Friday, August 18, 2017

Corporate Democrats Worried about Elizabeth Warren











Centrist Democrats Riled as Warren Says Days of 'Lukewarm' Policies Are Over




Sen. Elizabeth Warren (D-Mass.) addresses a rally against Trump Administration budget cuts to education funding outside the U.S. Capitol July 19, 2017 in Washington, D.C.
"The Democratic Party isn't going back to the days of welfare reform and the crime bill."













In a wide-ranging and fiery keynote speech last weekend at the 12th annual Netroots Nation conference in Atlanta, Georgia, Sen. Elizabeth Warren (D-Mass.) relentlessly derided moderate Democratic pundits calling for the party to move "back to the center" and declared that Democrats must unequivocally "fight for progressive solutions to our nation's challenges."

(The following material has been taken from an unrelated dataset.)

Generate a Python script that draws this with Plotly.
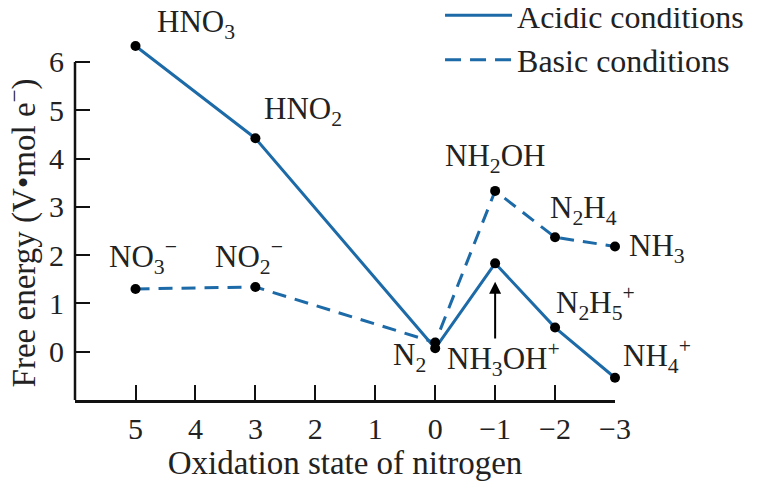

As The Hill's Amie Parnes reported on Friday, Warren's assertion during the weekend gathering that progressives are "the heart and soul of today's Democratic Party"—and not merely a "wing"—raised the ire of so-called "moderate" Democrats, who have insisted that progressive policies won't sell in swing states.

But recent survey results have consistently shown that policies like single-payer healthcare, progressive taxation, a higher minimum wage, and tuition-free public college are extremely popular among the broader electorate. Sen. Bernie Sanders (I-Vt.)—the most prominent advocate of an ambitious, far-reaching progressive agenda—has consistently polled as the most popular politician in the country.

For Warren, these are all indicators that those pining for a rightward shift "back to the center" are deeply mistaken.

Specifically, Warren took aim at a recent New York Times op-ed by Democratic commentators Mark Penn and Andrew Stein, who argued that Democrats must moderate their positions in order to take back Congress and, ultimately, the presidency.

Warren ridiculed this argument as a call for a return to Bill Clinton-era policies that "locked up non-violent drug offenders and ripped more holes in our economic safety net."